09 Jul Road Safety
In the Security industry we are constantly focused on safety, knowing your surroundings, and limiting risks. One thing that we focus on this time of year is road safety. Our mobile guards spend their shift driving, even during the most challenging driving conditions. Our clients need security even during the worst of snow storms, so our guards need to arrive to site safely and on time. Unfortunately, there’s no such thing as a snow day.
Winter road safety actually starts before you even head out. Start with a maintenance check on your vehicle before winter sets in. Ensure tire pressure is sufficient, and batteries, belts, hoses, fluids and heater/defroster are all in good working order. Check the rules and regulations in your area, as some Provinces require winter tires during certain months.
Do a walk around your car, ensure all snow and ice is cleared from the windows and roof, and all lights and signals are in working condition. It’s always a good idea to have your cell phone in case of an accident or break down, and make sure you have a fully charged battery. Carry a kit that includes flares, first aid kit candles, matches, booster cables, ice scraper, extra clothes, sand or salt, and a flashlight or batteries. With cell phones most people don’t feel the need to carry these things, however, during a weather event, tow trucks are often backed up and could take hours before they can get to you. The Ministry of Ontario has a complete list of items to include in your kit and lots of information about winter driving.

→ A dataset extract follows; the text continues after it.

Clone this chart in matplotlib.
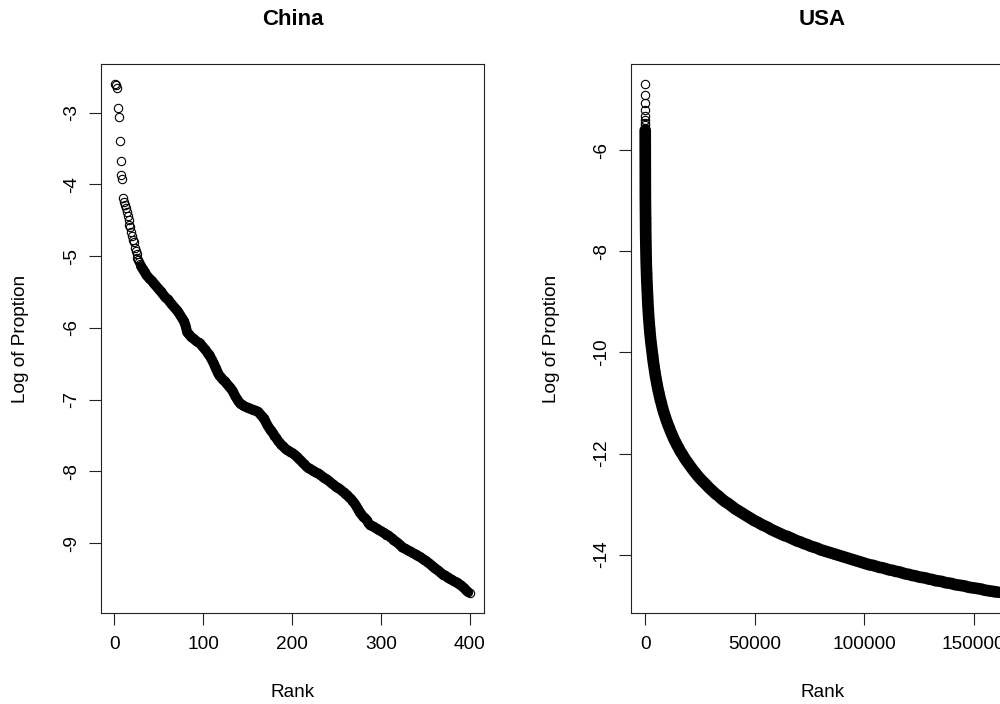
import matplotlib
matplotlib.use("Agg")
import matplotlib.pyplot as plt

plt.rcParams['font.family'] = ['Liberation Sans', 'DejaVu Sans']
plt.rcParams['axes.unicode_minus'] = False

# ---- China: log proportion by rank ----
china_rank = list(range(1, 31)) + list(range(32, 401, 2))
china_logp = [
    -2.605, -2.62, -2.65, -2.94, -3.06, -3.40, -3.68, -3.87, -3.93, -4.19,
    -4.24, -4.29, -4.33, -4.39, -4.44, -4.49, -4.56, -4.60, -4.66, -4.72,
    -4.77, -4.80, -4.88, -4.93, -4.97, -5.03, -5.06, -5.08, -5.11, -5.14,
    -5.18, -5.22, -5.26, -5.29, -5.32, -5.34, -5.37, -5.40, -5.43, -5.46,
    -5.49, -5.52, -5.55, -5.58, -5.60, -5.63, -5.66, -5.69, -5.72, -5.75,
    -5.78, -5.82, -5.86, -5.90, -5.96, -6.06, -6.09, -6.12, -6.14, -6.16,
    -6.18, -6.20, -6.21, -6.24, -6.27, -6.30, -6.33, -6.37, -6.40, -6.45,
    -6.50, -6.56, -6.61, -6.66, -6.69, -6.72, -6.74, -6.77, -6.80, -6.83,
    -6.86, -6.90, -6.95, -6.99, -7.03, -7.06, -7.07, -7.09, -7.10, -7.11,
    -7.12, -7.13, -7.14, -7.15, -7.16, -7.17, -7.20, -7.23, -7.26, -7.30,
    -7.35, -7.39, -7.43, -7.46, -7.50, -7.53, -7.57, -7.60, -7.63, -7.65,
    -7.68, -7.70, -7.71, -7.73, -7.74, -7.76, -7.78, -7.80, -7.83, -7.85,
    -7.88, -7.90, -7.93, -7.95, -7.96, -7.98, -7.99, -8.01, -8.02, -8.03,
    -8.05, -8.07, -8.09, -8.10, -8.12, -8.14, -8.16, -8.18, -8.20, -8.22,
    -8.23, -8.25, -8.27, -8.29, -8.31, -8.33, -8.36, -8.38, -8.41, -8.44,
    -8.48, -8.52, -8.57, -8.60, -8.63, -8.65, -8.68, -8.72, -8.75, -8.76,
    -8.77, -8.79, -8.80, -8.82, -8.83, -8.85, -8.86, -8.88, -8.89, -8.91,
    -8.93, -8.95, -8.97, -8.99, -9.01, -9.03, -9.06, -9.07, -9.08, -9.10,
    -9.11, -9.12, -9.14, -9.15, -9.16, -9.18, -9.19, -9.21, -9.23, -9.24,
    -9.26, -9.28, -9.30, -9.32, -9.34, -9.36, -9.38, -9.40, -9.42, -9.44,
    -9.45, -9.47, -9.48, -9.50, -9.51, -9.53, -9.54, -9.55, -9.57, -9.59,
    -9.61, -9.63, -9.66, -9.68, -9.69,
]

# ---- USA: log proportion by rank (sampled along the curve) ----
usa_rank = [
    1, 2, 3, 4, 5, 6, 7, 8, 9, 10,
    11, 12, 13, 14, 15, 16, 18, 20, 22, 24, 26, 28, 30, 33, 36, 40,
    44, 48, 52, 57, 62, 68, 74, 81, 88, 96, 105, 115, 126, 138, 151,
    165, 180, 197, 215, 235, 257, 281, 307, 336, 367, 401, 438, 479,
    523, 572, 625, 683, 746, 815, 891, 973, 1063, 1161, 1268, 1385,
    1513, 1653, 1806, 1973, 2155, 2354, 2572, 2810, 3069,
    3200, 3350, 3500, 3700, 3900, 4100, 4300, 4500, 4750, 5000, 5250,
    5500, 5800, 6100, 6400, 6700, 7000, 7400, 7800, 8200, 8600, 9000,
    9500, 10000, 10500, 11000, 11500, 12000, 12600, 13200, 13900,
    14600, 15300, 16100, 16900, 17700, 18600, 19600, 20600, 21600,
    22700, 23800, 25000, 26300,
    27500, 29000, 30500, 32000, 33500, 35000, 36500, 38000, 39500,
    41000, 42500, 44000, 45500, 47000, 48500, 50000, 51500, 53000,
    54500, 56000, 57500, 59000, 60500, 62000, 63500, 65000, 66500,
    68000, 69500, 71000, 72500, 74000, 75500, 77000, 78500, 80000,
    81500, 83000, 84500, 86000, 87500, 89000, 90500, 92000, 93500,
    95000, 96500, 98000, 99500, 101000, 102500, 104000, 105500, 107000,
    108500, 110000, 111500, 113000, 114500, 116000, 117500, 119000,
    120500, 122000, 123500, 125000, 126500, 128000, 129500, 131000,
    132500, 134000, 135500, 137000, 138500, 140000, 141500, 143000,
    144500, 146000, 147500, 149000, 150500, 152000, 153500, 155000,
    156500, 158000, 159500, 161000, 162000,
]
usa_logp = [
    -4.70, -4.92, -5.06, -5.21, -5.32, -5.40, -5.46, -5.51, -5.56, -5.61,
    -5.67, -5.72, -5.77, -5.82, -5.86, -5.90, -5.97, -6.04, -6.10, -6.15,
    -6.20, -6.25, -6.29, -6.35, -6.40, -6.47,
    -6.53, -6.58, -6.63, -6.69, -6.74, -6.80, -6.85, -6.91, -6.96, -7.02,
    -7.08, -7.15, -7.22, -7.29, -7.35,
    -7.42, -7.48, -7.55, -7.62, -7.69, -7.75, -7.82, -7.89, -7.95, -8.02,
    -8.09, -8.16, -8.23,
    -8.30, -8.37, -8.44, -8.51, -8.58, -8.65, -8.73, -8.81, -8.89, -8.98,
    -9.07, -9.16,
    -9.24, -9.33, -9.42, -9.51, -9.60, -9.69, -9.78, -9.86, -9.95,
    -10.00, -10.06, -10.11, -10.18, -10.24, -10.30, -10.36, -10.41, -10.48,
    -10.54, -10.60,
    -10.66, -10.72, -10.78, -10.84, -10.89, -10.95, -11.01, -11.08, -11.14,
    -11.20, -11.25,
    -11.32, -11.38, -11.44, -11.49, -11.55, -11.60, -11.66, -11.72, -11.78,
    -11.84, -11.89, -11.96, -12.01, -12.07, -12.13, -12.19, -12.25, -12.31,
    -12.37, -12.43, -12.49, -12.55,
    -12.60, -12.67, -12.73, -12.79, -12.84, -12.90, -12.95, -12.99, -13.04,
    -13.09, -13.13, -13.17, -13.21, -13.25, -13.29, -13.33, -13.36, -13.40,
    -13.43, -13.46, -13.50, -13.53, -13.56, -13.59, -13.62, -13.64, -13.67,
    -13.70, -13.73, -13.75, -13.78, -13.80, -13.83, -13.85, -13.87, -13.90,
    -13.92, -13.94, -13.96, -13.98, -14.00, -14.02, -14.04, -14.06, -14.08,
    -14.10, -14.12, -14.14, -14.16, -14.18, -14.20, -14.21, -14.23, -14.25,
    -14.26, -14.28, -14.30, -14.31, -14.33, -14.34, -14.36, -14.38,
    -14.39, -14.41, -14.42, -14.44, -14.45, -14.46, -14.48, -14.49,
    -14.51, -14.52, -14.53, -14.55, -14.56, -14.57, -14.59, -14.60,
    -14.61, -14.62, -14.64, -14.65, -14.66, -14.67, -14.68, -14.70,
    -14.71, -14.72, -14.73, -14.74, -14.75,
]

china_xticks = [0, 100, 200, 300, 400]
china_yticks = [-9, -8, -7, -6, -5, -4, -3]
usa_xticks = [0, 50000, 100000, 150000]
usa_yticks = [-14, -12, -10, -8, -6]

FS = 13.7
LINE = '#222222'


def r_style(ax, title, xticks, yticks):
    """Base-R look: full box, outward ticks, rotated y labels, 4% padding."""
    ax.margins(0.04)
    ax.set_xticks(xticks)
    ax.set_yticks(yticks)
    ax.set_xticklabels([str(t) for t in xticks])
    ax.set_yticklabels([str(t) for t in yticks])
    for s in ax.spines.values():
        s.set_linewidth(0.8)
        s.set_color(LINE)
    ax.tick_params(direction='out', length=8.8, width=0.8, color=LINE,
                   labelsize=FS, labelcolor='black')
    ax.tick_params(axis='x', pad=8)
    ax.tick_params(axis='y', pad=6)
    plt.setp(ax.get_yticklabels(), rotation=90, va='center')
    ax.set_xlabel('Rank', fontsize=FS)
    ax.xaxis.set_label_coords(0.5, -80 / 549)
    ax.xaxis.label.set_va('center')
    ax.set_ylabel('Log of Proption', fontsize=FS)
    ax.yaxis.set_label_coords(-80 / 383, 0.5)
    ax.yaxis.label.set_va('center')
    ax.text(0.5, 1 + 44 / 549, title, transform=ax.transAxes, ha='center',
            va='center', fontsize=16, fontweight='bold')


def circles(ax, x, y, dense_from, band_lw, ms=6.0, mew=0.8):
    # where thousands of R circles overlap the cloud reads as a solid band
    ax.plot(x[dense_from:-1], y[dense_from:-1], '-', color='black',
            lw=band_lw, solid_capstyle='round', solid_joinstyle='round')
    ax.plot(x, y, 'o', ls='none', mfc='none', mec='black', ms=ms, mew=mew)


fig = plt.figure(figsize=(10, 7.04), dpi=100)
ax1 = fig.add_axes([0.101, 0.1293, 0.383, 0.7798])
ax2 = fig.add_axes([0.631, 0.1293, 0.383, 0.7798])

circles(ax1, china_rank, china_logp, dense_from=29, band_lw=7.2)
circles(ax2, usa_rank, usa_logp, dense_from=9, band_lw=8.4)

r_style(ax1, 'China', china_xticks, china_yticks)
r_style(ax2, 'USA', usa_xticks, usa_yticks)

fig.savefig('out.png', dpi=100)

The most important safety rules while on the road are:
– take your time,
– maintain a safe distance from other vehicles,
– be patient,
– stay focused on the road, and;
– don’t eat; use your cell phone, or anything else that takes your eyes and attention off of the road.
Road Safety is not only important in the winter months. During all months of the year know your surroundings including where you are and what road you are on. It’s a good idea to have a map in the car, even today, there are areas without cellular reception, or your cell phone battery could die. Most people rely on their phones for maps and would literally be lost if they didn’t have access to the internet or maps on their phone.
If you’re not familiar with the area you’re travelling, and you have a break down or an accident, call for a tow truck, stay in your vehicle with the doors locked and continue to watch around your vehicle. If there are any suspicious people around or you feel threatened, call the police.
As Canadians are some of the nicest people in the world, we often go out of our way to help people. However, there are some potential threats when stopping to assist others. If you stop to help someone on the side of the road, take your keys out of the ignition and keep them on you. Ensure your back is never turned to them, and the person as well as your own vehicle is always in your site.
When driving in the city remember to obey the laws when it comes to transit stops, bicycles, and right aways. There are tons of resources online that you can reference if you’re not familiar with city driving.